◆ **Given records**
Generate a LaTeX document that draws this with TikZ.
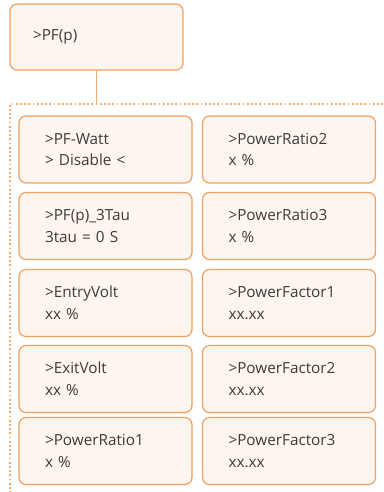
\documentclass[tikz,border=0pt]{standalone}
\usepackage{fontspec}
\setmainfont{Open Sans}
\usetikzlibrary{positioning}

\begin{document}
\begin{tikzpicture}[x=1pt, y=-1pt, line cap=round]

    % --- Definitions ---
    \definecolor{boxedge}{RGB}{240, 160, 95}
    \definecolor{boxfill}{RGB}{253, 245, 238}
    \definecolor{boxtext}{RGB}{60, 60, 60}
    \definecolor{frameline}{RGB}{245, 170, 110}

    \tikzset{
        menubox/.style={draw=boxedge, fill=boxfill, line width=1.2pt,
            rounded corners=7pt, minimum height=67pt, text width=121pt,
            inner xsep=26pt, align=left, text=boxtext, font=\fontsize{15.3}{21.5}\selectfont},
        topbox/.style={menubox, minimum height=66pt, text width=127pt, inner xsep=23pt},
        link/.style={draw=frameline, line width=1.2pt}
    }

    \useasboundingbox (0,0) rectangle (383,492);

    % --- Dotted frame ---
    \draw[frameline, line width=1.6pt, dash pattern=on 1.8pt off 2.4pt, line cap=butt]
        (383,104) -- (10,104) -- (10,492);

    % --- Top menu ---
    \node[topbox] (pf) at (96.5,37) {>PF(p)};
    \coordinate (frametop) at (96.5,104);
    \draw[link] (pf.south) -- (frametop);

    % --- Left column ---
    \node[menubox] (pfwatt) at (105.5,149.5) {>PF-Watt\\> Disable <};
    \node[menubox] (tau)    at (105.5,226)   {>PF(p)\_3Tau\\3tau = 0 S};
    \node[menubox] (entry)  at (105.5,303)   {>EntryVolt\\xx \%};
    \node[menubox] (exit)   at (105.5,379)   {>ExitVolt\\xx \%};
    \node[menubox] (ratio1) at (105.5,451)   {>PowerRatio1\\x \%};

    % --- Right column ---
    \node[menubox] (ratio2) at (289,149.5) {>PowerRatio2\\x \%};
    \node[menubox] (ratio3) at (289,226)   {>PowerRatio3\\x \%};
    \node[menubox] (factor1) at (289,303)  {>PowerFactor1\\xx.xx};
    \node[menubox] (factor2) at (289,379)  {>PowerFactor2\\xx.xx};
    \node[menubox] (factor3) at (289,451)  {>PowerFactor3\\xx.xx};

\end{tikzpicture}
\end{document}
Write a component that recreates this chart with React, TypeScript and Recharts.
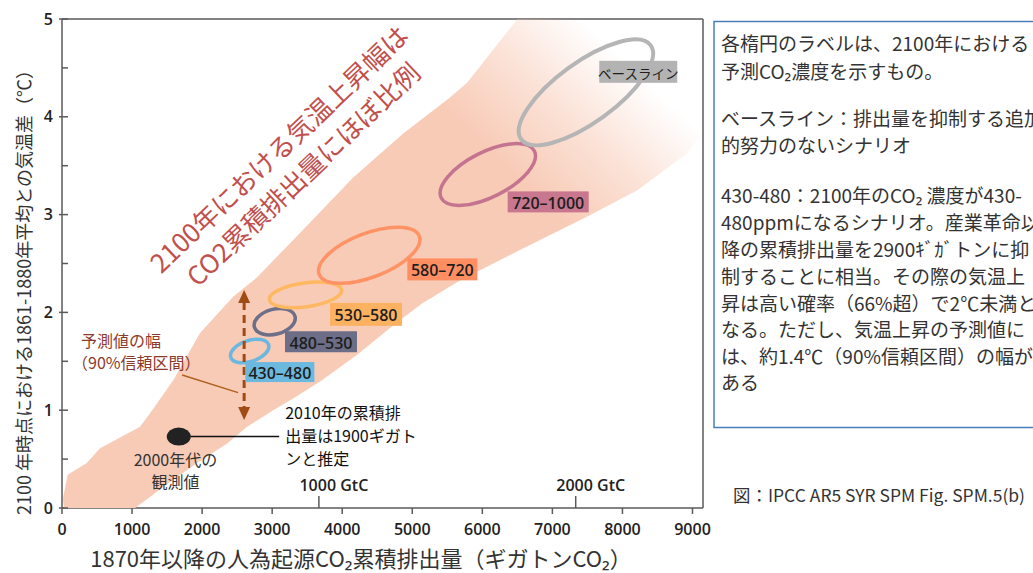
import React from 'react';
import { ScatterChart, Scatter, XAxis, YAxis, ReferenceDot } from 'recharts';

// ---------- axis ticks ----------
const X_TICKS = [0, 1000, 2000, 3000, 4000, 5000, 6000, 7000, 8000, 9000];
const Y_TICKS = [0, 1, 2, 3, 4, 5];
const Y_MINOR_TICKS = [0, 0.5, 1, 1.5, 2, 2.5, 3, 3.5, 4, 4.5, 5];
const GTC_TICKS = [3667, 7333];
const GTC_LABELS = ['1000 GtC', '2000 GtC'];

// ---------- uncertainty band (GtCO2, °C) ----------
const BAND_UPPER = [
  { x: 81, y: 0.34 }, { x: 353, y: 0.46 }, { x: 543, y: 0.61 }, { x: 1114, y: 0.83 },
  { x: 1257, y: 0.97 }, { x: 1590, y: 1.31 }, { x: 1971, y: 1.79 }, { x: 2443, y: 2.16 },
  { x: 2786, y: 2.36 }, { x: 3380, y: 2.8 }, { x: 4157, y: 3.38 }, { x: 4871, y: 3.83 },
  { x: 5543, y: 4.2 }, { x: 5786, y: 4.35 }, { x: 6500, y: 5.0 }, { x: 9150, y: 5.0 },
];
const BAND_LOWER = [
  { x: 9150, y: 3.85 }, { x: 8929, y: 3.63 }, { x: 8214, y: 3.25 }, { x: 7500, y: 2.98 },
  { x: 6543, y: 2.64 }, { x: 5686, y: 2.33 }, { x: 5140, y: 2.09 }, { x: 4700, y: 1.85 },
  { x: 4200, y: 1.56 }, { x: 3700, y: 1.3 }, { x: 3300, y: 1.12 }, { x: 3014, y: 1.0 },
  { x: 2643, y: 0.83 }, { x: 2357, y: 0.66 }, { x: 1929, y: 0.46 }, { x: 1586, y: 0.29 },
  { x: 1043, y: 0 }, { x: 643, y: -0.19 }, { x: 143, y: -0.33 }, { x: 43, y: -0.12 },
  { x: 14, y: 0.1 },
];

// ---------- scenario ellipses (major-axis end points) ----------
const SCENARIOS = ['430–480', '480–530', '530–580', '580–720', '720–1000', 'ベースライン'];
const ELLIPSE_FROM = [
  { x: 2409, y: 1.54 }, { x: 2746, y: 1.85 }, { x: 2960, y: 2.13 },
  { x: 3671, y: 2.39 }, { x: 5414, y: 3.17 }, { x: 6554, y: 3.77 },
];
const ELLIPSE_TO = [
  { x: 2949, y: 1.67 }, { x: 3326, y: 1.96 }, { x: 3991, y: 2.23 },
  { x: 5100, y: 2.78 }, { x: 6743, y: 3.65 }, { x: 8403, y: 4.73 },
];
const LABEL_AT = [
  { x: 3110, y: 1.39 }, { x: 3697, y: 1.7 }, { x: 4340, y: 1.98 },
  { x: 5429, y: 2.44 }, { x: 6940, y: 3.13 }, { x: 8226, y: 4.46 },
];

// ---------- other marks ----------
const OBSERVED = [{ x: 1667, y: 0.73 }];
const OBSERVED_LEADER = [{ x: 1667, y: 0.73 }, { x: 3100, y: 0.73 }];
const RANGE_ARROW = [{ x: 2600, y: 0.9 }, { x: 2600, y: 2.23 }];
const RANGE_LEADER = [{ x: 1714, y: 1.36 }, { x: 2514, y: 1.18 }];

// ---------- texts ----------
const Y_TITLE = '2100 年時点における1861-1880年平均との気温差（℃）';
const X_TITLE = '1870年以降の人為起源CO₂累積排出量（ギガトンCO₂）';
const BOX_LINES = [
  '各楕円のラベルは、2100年における',
  '予測CO₂濃度を示すもの。',
  'ベースライン：排出量を抑制する追加',
  '的努力のないシナリオ',
  '430-480：2100年のCO₂ 濃度が430-',
  '480ppmになるシナリオ。産業革命以',
  '降の累積排出量を2900ｷﾞｶﾞトンに抑',
  '制することに相当。その際の気温上',
  '昇は高い確率（66%超）で2℃未満と',
  'なる。ただし、気温上昇の予測値に',
  'は、約1.4℃（90%信頼区間）の幅が',
  'ある',
];
const SOURCE = '図：IPCC AR5 SYR SPM Fig. SPM.5(b)';

// ---------- styles ----------
const FONT_JP = '"Noto Sans CJK JP", "Noto Sans", sans-serif';
const FONT_NUM = '"Open Sans", "Noto Sans", sans-serif';
const AXIS_COLOR = '#5a5a5a';
const BAND_COLOR = '#f8cbb7';
const BOX_LINE_Y = [42, 70, 117, 144, 194, 221, 248, 275, 302, 328, 355, 381];
const ELLIPSE_STYLE = [
  { color: '#6cb7e0', minor: 10.5, width: 3.5 },
  { color: '#6d6f88', minor: 12.5, width: 3.5 },
  { color: '#ffb862', minor: 12, width: 3.5 },
  { color: '#ff9366', minor: 22, width: 3.5 },
  { color: '#c4748f', minor: 22.5, width: 3.5 },
  { color: '#b5b5b5', minor: 30, width: 4 },
];
const LABEL_STYLE = [
  { w: 69, h: 20, fill: '#6cb9e0', font: FONT_NUM, size: 16 },
  { w: 72, h: 21, fill: '#6b6e86', font: FONT_NUM, size: 16 },
  { w: 72, h: 23, fill: '#fdb262', font: FONT_NUM, size: 16 },
  { w: 70, h: 22, fill: '#ff8f62', font: FONT_NUM, size: 16 },
  { w: 81, h: 21, fill: '#c8778f', font: FONT_NUM, size: 16 },
  { w: 78, h: 22, fill: '#b3b3b3', font: FONT_JP, size: 13.5 },
];

const NoDot = () => <g />;

const bandLine = (props: any) => {
  const pts = (props.points || []) as { x: number; y: number }[];
  return (
    <g>
      <defs>
        <linearGradient id="bandFade" gradientUnits="userSpaceOnUse" x1="505" y1="165" x2="615" y2="50">
          <stop offset="0" stopColor={BAND_COLOR} stopOpacity={1} />
          <stop offset="0.5" stopColor={BAND_COLOR} stopOpacity={0.55} />
          <stop offset="1" stopColor={BAND_COLOR} stopOpacity={0} />
        </linearGradient>
      </defs>
      <polygon points={pts.map((p) => `${p.x},${p.y}`).join(' ')} fill="url(#bandFade)" stroke="none" />
    </g>
  );
};

const makeEllipseLine = (i: number) => (props: any) => {
  const pts = (props.points || []) as { x: number; y: number }[];
  if (pts.length < 2) return <g />;
  const [p0, p1] = pts;
  const cx = (p0.x + p1.x) / 2;
  const cy = (p0.y + p1.y) / 2;
  const a = Math.hypot(p1.x - p0.x, p1.y - p0.y) / 2;
  const ang = (Math.atan2(p1.y - p0.y, p1.x - p0.x) * 180) / Math.PI;
  const s = ELLIPSE_STYLE[i];
  return (
    <ellipse
      cx={cx}
      cy={cy}
      rx={a}
      ry={s.minor}
      transform={`rotate(${ang} ${cx} ${cy})`}
      fill="none"
      stroke={s.color}
      strokeWidth={s.width}
    />
  );
};

const LabelBox = (props: any) => {
  const { cx, cy, payload } = props;
  const i = payload.i as number;
  const s = LABEL_STYLE[i];
  return (
    <g>
      <rect x={cx - s.w / 2} y={cy - s.h / 2} width={s.w} height={s.h} fill={s.fill} />
      <text
        x={cx}
        y={cy + 1}
        textAnchor="middle"
        dominantBaseline="central"
        fontFamily={s.font}
        fontSize={s.size}
        fontWeight={i === 5 ? 400 : 600}
        fill="#1e1e1e"
      >
        {SCENARIOS[i]}
      </text>
    </g>
  );
};

const ObservedDot = (props: any) => <ellipse cx={props.cx} cy={props.cy} rx={12} ry={9} fill="#222" />;

const simpleLine = (color: string, width: number) => (props: any) => {
  const pts = (props.points || []) as { x: number; y: number }[];
  if (pts.length < 2) return <g />;
  return <line x1={pts[0].x} y1={pts[0].y} x2={pts[1].x} y2={pts[1].y} stroke={color} strokeWidth={width} />;
};

const arrowLine = (props: any) => {
  const pts = (props.points || []) as { x: number; y: number }[];
  if (pts.length < 2) return <g />;
  const x = pts[0].x;
  const yb = Math.max(pts[0].y, pts[1].y);
  const yt = Math.min(pts[0].y, pts[1].y);
  const c = '#a04a14';
  return (
    <g>
      <line x1={x} y1={yt + 12} x2={x} y2={yb - 12} stroke={c} strokeWidth={3} strokeDasharray="8 5" />
      <polygon points={`${x},${yt} ${x - 6},${yt + 13} ${x + 6},${yt + 13}`} fill={c} />
      <polygon points={`${x},${yb} ${x - 6},${yb - 13} ${x + 6},${yb - 13}`} fill={c} />
    </g>
  );
};

// GtC secondary scale: tick mark pointing up from the x axis, label above it
const gtcMark = (label: string) => (props: any) => {
  const { cx, cy } = props;
  return (
    <g>
      <line x1={cx} y1={cy} x2={cx} y2={cy - 12} stroke={AXIS_COLOR} strokeWidth={1.5} />
      <text x={cx + 15} y={cy - 23} textAnchor="middle" dominantBaseline="central" fontFamily={FONT_NUM} fontWeight={600} fontSize={16} fill="#222">
        {label}
      </text>
    </g>
  );
};

// inner minor tick on the left frame
const leftMinorTick = (props: any) => {
  const { cx, cy } = props;
  return <line x1={cx} y1={cy} x2={cx + 6} y2={cy} stroke={AXIS_COLOR} strokeWidth={1.5} />;
};

const textNote = (lines: string[], opts: { size: number; color: string; anchor: 'start' | 'middle'; lh: number; rotate?: number }) =>
  (props: any) => {
    const { cx, cy } = props;
    const n = lines.length;
    return (
      <g transform={opts.rotate ? `rotate(${opts.rotate} ${cx} ${cy})` : undefined}>
        {lines.map((l, k) => (
          <text
            key={k}
            x={cx}
            y={cy + (k - (n - 1) / 2) * opts.lh}
            textAnchor={opts.anchor}
            dominantBaseline="central"
            fontFamily={FONT_JP}
            fontSize={opts.size}
            fill={opts.color}
          >
            {l}
          </text>
        ))}
      </g>
    );
  };

const tickStyle = { fill: '#222', fontSize: 16, fontFamily: FONT_NUM, fontWeight: 600 };

export default function App() {
  const bandData = [...BAND_UPPER, ...BAND_LOWER];
  const labelData = LABEL_AT.map((p, i) => ({ ...p, i }));
  return (
    <div style={{ position: 'absolute', left: 0, top: 0, width: 1033, height: 573, background: '#fff', fontFamily: FONT_JP }}>
      <ScatterChart width={1033} height={573} margin={{ top: 19, right: 330, bottom: 0, left: 0 }}>
        <XAxis
          type="number"
          dataKey="x"
          domain={[0, 9150]}
          ticks={X_TICKS}
          allowDataOverflow
          height={65}
          tickSize={6}
          tickMargin={10}
          stroke={AXIS_COLOR}
          strokeWidth={1.5}
          tick={tickStyle}
          interval={0}
        />
        <XAxis
          xAxisId="top"
          orientation="top"
          type="number"
          domain={[0, 9150]}
          allowDataOverflow
          mirror
          height={1}
          tick={false}
          tickLine={false}
          stroke={AXIS_COLOR}
          strokeWidth={1.5}
        />
        <YAxis
          type="number"
          dataKey="y"
          domain={[0, 5]}
          ticks={Y_TICKS}
          allowDataOverflow
          width={62}
          tickSize={3}
          tickMargin={6}
          stroke={AXIS_COLOR}
          strokeWidth={1.5}
          tick={tickStyle}
          interval={0}
        />
        <YAxis
          yAxisId="right"
          orientation="right"
          type="number"
          domain={[0, 5]}
          ticks={Y_MINOR_TICKS}
          allowDataOverflow
          mirror
          width={1}
          tick={false}
          tickSize={6}
          stroke={AXIS_COLOR}
          strokeWidth={1.5}
          interval={0}
        />

        <Scatter data={bandData} shape={NoDot} line={bandLine} lineType="joint" isAnimationActive={false} />

        {SCENARIOS.map((name, i) => (
          <Scatter
            key={name}
            data={[ELLIPSE_FROM[i], ELLIPSE_TO[i]]}
            shape={NoDot}
            line={makeEllipseLine(i)}
            lineType="joint"
            isAnimationActive={false}
          />
        ))}

        <Scatter data={RANGE_LEADER} shape={NoDot} line={simpleLine('#b0601e', 1.5)} lineType="joint" isAnimationActive={false} />
        <Scatter data={RANGE_ARROW} shape={NoDot} line={arrowLine} lineType="joint" isAnimationActive={false} />
        <Scatter data={OBSERVED_LEADER} shape={NoDot} line={simpleLine('#111', 1.5)} lineType="joint" isAnimationActive={false} />
        <Scatter data={OBSERVED} shape={ObservedDot} isAnimationActive={false} />
        <Scatter data={labelData} shape={LabelBox} isAnimationActive={false} />

        {Y_MINOR_TICKS.map((v) => (
          <ReferenceDot key={`m${v}`} x={0} y={v} r={0} ifOverflow="visible" shape={leftMinorTick} />
        ))}
        {GTC_TICKS.map((v, k) => (
          <ReferenceDot key={`g${v}`} x={v} y={0} r={0} ifOverflow="visible" shape={gtcMark(GTC_LABELS[k])} />
        ))}

        <ReferenceDot
          x={3254}
          y={3.553}
          r={0}
          shape={textNote(['2100年における気温上昇幅は', 'CO2累積排出量にほぼ比例'], {
            size: 26,
            color: '#c0504d',
            anchor: 'middle',
            lh: 35,
            rotate: -43.5,
          })}
        />
        <ReferenceDot
          x={271}
          y={1.718}
          r={0}
          shape={textNote(['予測値の幅'], { size: 16, color: '#8c3a2c', anchor: 'start', lh: 22 })}
        />
        <ReferenceDot
          x={143}
          y={1.493}
          r={0}
          shape={textNote(['（90%信頼区間）'], { size: 16, color: '#8c3a2c', anchor: 'start', lh: 22 })}
        />
        <ReferenceDot
          x={1620}
          y={0.384}
          r={0}
          shape={textNote(['2000年代の', '観測値'], { size: 16, color: '#333', anchor: 'middle', lh: 22 })}
        />
        <ReferenceDot
          x={3186}
          y={0.75}
          r={0}
          shape={textNote(['2010年の累積排', '出量は1900ギガト', 'ンと推定'], { size: 16, color: '#111', anchor: 'start', lh: 23 })}
        />
      </ScatterChart>

      <svg width={1033} height={573} style={{ position: 'absolute', left: 0, top: 0, pointerEvents: 'none' }}>
        <text
          transform="translate(23 288) rotate(-90)"
          textAnchor="middle"
          dominantBaseline="central"
          fontFamily={FONT_JP}
          fontSize={18}
          fill="#333"
        >
          {Y_TITLE}
        </text>
        <text x={361} y={557} textAnchor="middle" dominantBaseline="central" fontFamily={FONT_JP} fontSize={22} fill="#333">
          {X_TITLE}
        </text>

        <rect x={714} y={21.5} width={340} height={406} fill="#fff" stroke="#4a7ebb" strokeWidth={1.5} />
        {BOX_LINES.map((l, k) => (
          <text key={k} x={721} y={BOX_LINE_Y[k]} dominantBaseline="central" fontFamily={FONT_JP} fontSize={19} fill="#333">
            {l}
          </text>
        ))}
        <text
          x={733}
          y={494}
          dominantBaseline="central"
          fontFamily={FONT_JP}
          fontSize={17}
          fill="#333"
          textLength={292}
          lengthAdjust="spacingAndGlyphs"
        >
          {SOURCE}
        </text>
      </svg>
    </div>
  );
}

◆ **Written instruction**
Reproduce the records above from their first line to the line bearing "(pf.south) -- (frametop);", both ends included, leaving every picture out.

◆ **Expected output**
Generate a LaTeX document that draws this with TikZ.
\documentclass[tikz,border=0pt]{standalone}
\usepackage{fontspec}
\setmainfont{Open Sans}
\usetikzlibrary{positioning}

\begin{document}
\begin{tikzpicture}[x=1pt, y=-1pt, line cap=round]

    % --- Definitions ---
    \definecolor{boxedge}{RGB}{240, 160, 95}
    \definecolor{boxfill}{RGB}{253, 245, 238}
    \definecolor{boxtext}{RGB}{60, 60, 60}
    \definecolor{frameline}{RGB}{245, 170, 110}

    \tikzset{
        menubox/.style={draw=boxedge, fill=boxfill, line width=1.2pt,
            rounded corners=7pt, minimum height=67pt, text width=121pt,
            inner xsep=26pt, align=left, text=boxtext, font=\fontsize{15.3}{21.5}\selectfont},
        topbox/.style={menubox, minimum height=66pt, text width=127pt, inner xsep=23pt},
        link/.style={draw=frameline, line width=1.2pt}
    }

    \useasboundingbox (0,0) rectangle (383,492);

    % --- Dotted frame ---
    \draw[frameline, line width=1.6pt, dash pattern=on 1.8pt off 2.4pt, line cap=butt]
        (383,104) -- (10,104) -- (10,492);

    % --- Top menu ---
    \node[topbox] (pf) at (96.5,37) {>PF(p)};
    \coordinate (frametop) at (96.5,104);
    \draw[link] (pf.south) -- (frametop);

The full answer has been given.